Grynberg v. Alexander's, Inc.

In an action, inter alia, to recover damages for defamation, the plaintiff appeals from an order of the Supreme Court, Kings County (Hurowitz, J.), dated March 21, 1986, which granted the defendant’s motion to dismiss the complaint for failure to state a cause of action.

Ordered that the order is affirmed, without costs or disbursements.

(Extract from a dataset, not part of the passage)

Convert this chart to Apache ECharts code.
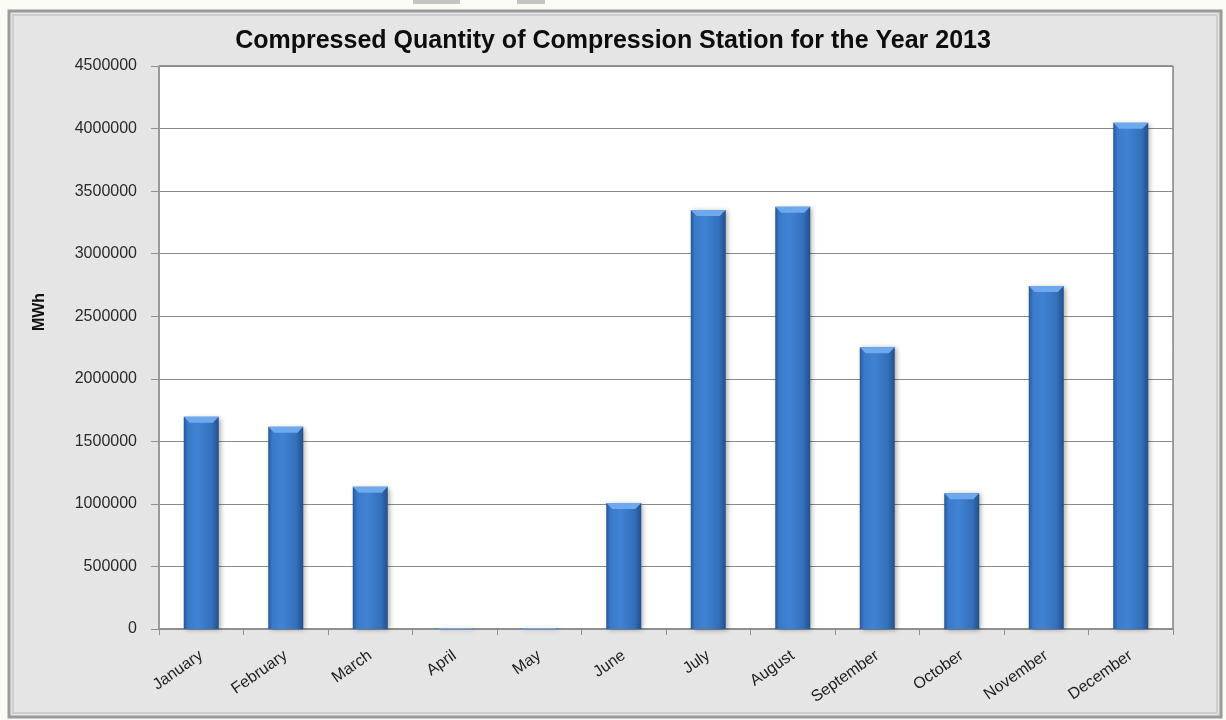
<!DOCTYPE html>
<html>
<head>
<meta charset="utf-8">
<title>Compressed Quantity of Compression Station for the Year 2013</title>
<script src="https://cdn.jsdelivr.net/npm/echarts@6/dist/echarts.min.js"></script>
<style>
  html, body { margin: 0; padding: 0; background: #fbfbf6; }
  #chart { width: 1226px; height: 720px; }
</style>
</head>
<body>
<div id="chart"></div>
<script>
// Monthly compressed quantity (MWh)
const months = ['January', 'February', 'March', 'April', 'May', 'June',
  'July', 'August', 'September', 'October', 'November', 'December'];
const quantity = [1697000, 1617000, 1137000, 8000, 8000, 1008000,
  3349000, 3375000, 2252000, 1085000, 2742000, 4047000];
const yTicks = [0, 500000, 1000000, 1500000, 2000000, 2500000, 3000000, 3500000, 4000000, 4500000];

const chart = echarts.init(document.getElementById('chart'), null, { renderer: 'canvas' });

const BAR_W = 35;
const CAP_H = 6;

const barFill = new echarts.graphic.LinearGradient(0, 0, 1, 0, [
  { offset: 0, color: '#275796' },
  { offset: 0.12, color: '#3a7acb' },
  { offset: 0.4, color: '#4083d3' },
  { offset: 0.8, color: '#3470bb' },
  { offset: 1, color: '#234f8a' }
]);

// light bevelled cap at the top of each column, never taller than the column
function renderCap(params, api) {
  const top = api.coord([api.value(0), api.value(1)]);
  const base = api.coord([api.value(0), 0]);
  const h = Math.min(CAP_H, base[1] - top[1]);
  if (h <= 0) return null;
  const x0 = top[0] - BAR_W / 2;
  const x1 = top[0] + BAR_W / 2;
  const inset = h;
  return {
    type: 'polygon',
    shape: { points: [[x0, top[1]], [x1, top[1]], [x1 - inset, top[1] + h], [x0 + inset, top[1] + h]] },
    style: { fill: '#6ea9ee' },
    z2: 5
  };
}

chart.setOption({
  animation: false,
  backgroundColor: 'transparent',
  textStyle: { fontFamily: 'Liberation Sans, Arial, sans-serif' },
  title: {
    text: 'Compressed Quantity of Compression Station for the Year 2013',
    left: 'center',
    top: 24,
    textStyle: {
      fontFamily: 'Liberation Sans, Arial, sans-serif',
      fontSize: 25,
      fontWeight: 'bold',
      color: '#0d0d0d'
    }
  },
  graphic: [
    // outer frame
    { type: 'rect', z: -10, silent: true,
      shape: { x: 9, y: 11, width: 1212, height: 706 },
      style: { fill: '#e5e5e5', stroke: '#9a9a9a', lineWidth: 3 } },
    { type: 'rect', z: -9, silent: true,
      shape: { x: 13, y: 15, width: 1204, height: 698 },
      style: { fill: 'none', stroke: '#cdcdcd', lineWidth: 2 } },
    { type: 'rect', z: -9, silent: true,
      shape: { x: 413, y: 0, width: 47, height: 4 },
      style: { fill: '#c4c4c4' } },
    { type: 'rect', z: -9, silent: true,
      shape: { x: 517, y: 0, width: 28, height: 4 },
      style: { fill: '#c4c4c4' } },
    // y axis unit
    { type: 'text', silent: true,
      x: 40, y: 312, rotation: Math.PI / 2,
      style: { text: 'MWh', fontSize: 16, fontWeight: 'bold', fill: '#111',
        fontFamily: 'Liberation Sans, Arial, sans-serif',
        align: 'center', verticalAlign: 'middle' } }
  ],
  grid: {
    left: 159, right: 53, top: 66, bottom: 91,
    show: true, backgroundColor: '#ffffff',
    borderColor: '#4a4a4a', borderWidth: 1
  },
  xAxis: {
    type: 'category',
    data: months,
    axisLine: { lineStyle: { color: '#8f8f8f', width: 2 } },
    axisTick: { show: true, length: 6, lineStyle: { color: '#8f8f8f' } },
    axisLabel: {
      interval: 0, rotate: 35, margin: 25,
      fontSize: 16, color: '#1e1e1e'
    }
  },
  yAxis: {
    type: 'value',
    min: yTicks[0],
    max: yTicks[yTicks.length - 1],
    interval: yTicks[1] - yTicks[0],
    axisLine: { show: true, lineStyle: { color: '#9a9a9a', width: 1.5 } },
    axisTick: { show: true, length: 8, lineStyle: { color: '#8f8f8f' } },
    axisLabel: { margin: 22, fontSize: 16, color: '#2a2a2a',
      formatter: v => String(v) },
    splitLine: { lineStyle: { color: '#8a8a8a', width: 1 } }
  },
  series: [
    {
      type: 'bar',
      data: quantity,
      barWidth: BAR_W,
      itemStyle: {
        color: barFill,
        shadowColor: 'rgba(0,0,0,0.35)',
        shadowBlur: 5,
        shadowOffsetX: 2,
        shadowOffsetY: 1
      },
      z: 2
    },
    {
      type: 'custom',
      renderItem: renderCap,
      data: quantity.map((v, i) => [i, v]),
      encode: { x: 0, y: 1 },
      silent: true,
      z: 3
    }
  ]
});
</script>
</body>
</html>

The plaintiff was fired as a temporary at-will employee of the defendant for failing a polygraph test. Although unable to sue to recover damages for wrongful discharge as an at-will employee (see, Murphy v American Home Prods. Corp., 58 NY2d 293), the plaintiff nevertheless seeks to recover damages *668for injury to his reputation and career prospects on a defamation theory. His complaint was properly dismissed inasmuch as it wholly failed to comply with the specificity requirements for pleading a cause of action sounding in defamation (CPLR 3016 [a]). Specifically, the complaint failed to allege the particular words complained of or to provide the time, place and manner of the purported defamatory statement (see, Buffolino v Long Is. Sav. Bank, 126 AD2d 508, 510; Geddes v Princess Props. Intl., 88 AD2d 835). Nor was there any evidence that an allegedly defamatory statement was disseminated to any prospective employers. Insofar as the reason for the plaintiff’s discharge was only communicated between certain of the defendant’s employees, and there were no allegations that the privileged content of the communication was the product of actual malice on the part of the defendant’s employees, the complaint failed to state a cause of action to recover damages for defamation (see, Buffolino v Long Is. Sav. Bank, supra, at 511). Thompson, J. P., Weinstein, Rubin and Harwood, JJ., concur.